No shared memory. To communicate between processes you usually use sockets, to communicate between threads you mutate variables. This is a huge performance difference.
A tangent but I find it amusing to contrast the perpetual Python GIL debate with all the new computation platforms that claim to be focused on scalability. Those are mostly single threaded or max out at a few virtual CPUs (eg "serverless" platforms) and there people applaud it. There people view the isolation as supporting scalability.
Yeah, I know about that argument but it just doesn't make sense to me. Removing the GIL means that 1) you make your language runtime more complex and 2) you make your app more complex.
Is it truly worth it just to avoid some memory overhead? Or is there some other windows specific thing that I'm missing here?
> Yeah, I know about that argument but it just doesn't make sense to me. Removing the GIL means that 1) you make your language runtime more complex and 2) you make your app more complex.
#2 need not be true; e.g., the approach proposed here is transparent to most Python code and even minimized impact on C extensions, still exposing the same GIL hook functions which C code would use in the same circumstances, though it has slightly different effect.
Well actually, on the types of CPUs that OP refers to (128 threads i.e. AMD Threadripper), L3 cache is only shared within each pair of CCXs that form a CCD. If you launch a program with 32 threads, they may have 1, 2, 3 or 4 distinct L3 caches to work with.
Moreover, unless thread pinning is enforced, a given thread will bounce around between different cores during execution, so the number of distinct L3 caches in action will not be constant.
Of course you have the same story with memory, accessing another thread's memory is slower if that thread is on another CCD.
TL;DR NUMA makes life hard if you want to get consistent performance from parallelism.
I mean is there anything here preventing one from only writing their code to be single threaded tho?
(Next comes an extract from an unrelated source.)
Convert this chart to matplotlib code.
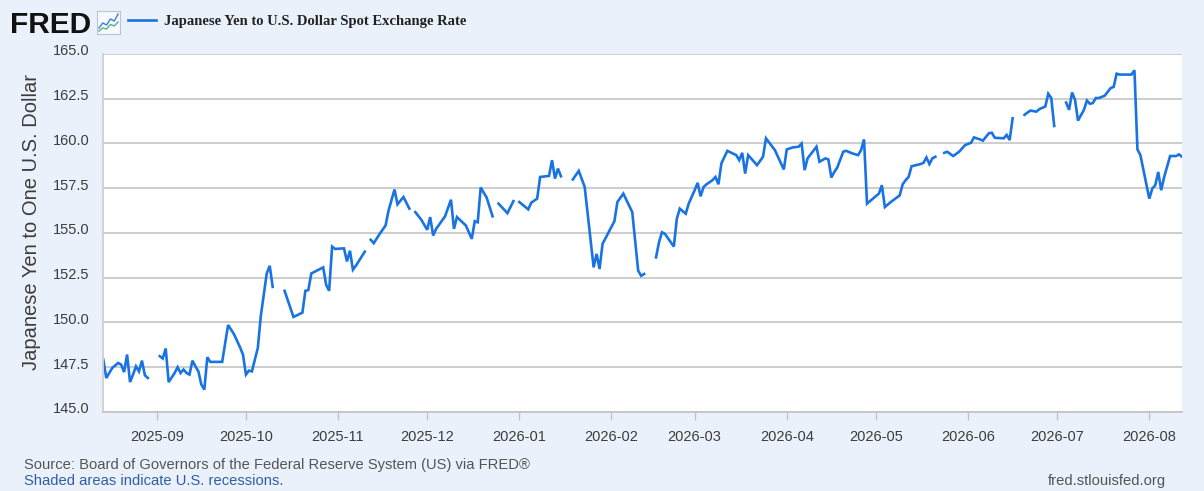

This is an addition to the capability and not a detraction.
Say your webapp talks to a database or a cache. It'd be really nice if you could use a single connection to that database instead of 64 connections. Or if you wanted to cache some things on the web server, it would be nice if you could have 1 copy easily accessible vs needing 64 copies and needing to fill those caches 64x as much.
Unfortunately using a single db/RPC connection for many active threads is not done in any multithreaded system I’m aware of for good reasons. Sharing this type of resource across threads is not safe without expensive and performance-destroying mutexes. In practice each thread needs exclusive access to its own database connection while it is active. This is normally achieved using connection pooling which can save a few connections when some threads are idle, but 1 connection for 64 active web worker threads is not a recipe for a performant web app. If you can point to a multithreaded web app server that works this way I’d be very interested to hear about it.
The idea of a process-local cache (or other data) shared among all worker threads is a different story. Along with reduced memory consumption, I see this as one of the bigger advantages of threaded app servers. However, preforking multiprocess servers can always use shmget(2) to share memory directly with a bit more work.
> Unfortunately using a single db/RPC connection for many active threads is not done in any multithreaded system I’m aware of for good reasons. Sharing this type of resource across threads is not safe without expensive and performance-destroying mutexes
lol, you're so deep into python stockholm-syndrome "don't share anything between threads because we don't support that at all even a little bit" that you don't even realize that connection pools exist. Instead of holding a connection open per process, you can have one connection pool with 30 connections that services 200 threads (exact ratio depends on how many are actually using connections, of course). literally everybody "shares a single DB/RPC connection across multiple threads" (or at least shares a number of connections across a number of threads), except python.
and yeah you can turn that into yet another standalone service that you gotta deliver in your docker-compose setup, but everybody else just builds that into the application itself.
> that you don't even realize that connection pools exist
The GP mentions connection pooling literally three sentences later.
> literally everybody "shares a single DB/RPC connection across multiple threads" (or at least shares a number of connections across a number of threads), except python.
Right, but multiple ≠ many. You're discussing the former. GP is discussing the latter.
Depending on the structure, it can indeed be many. Both in the case of protocols which support multiplexing of requests, and in situations where you have multiple databases (thus a given thread might not need to be talking to a particular database all the time).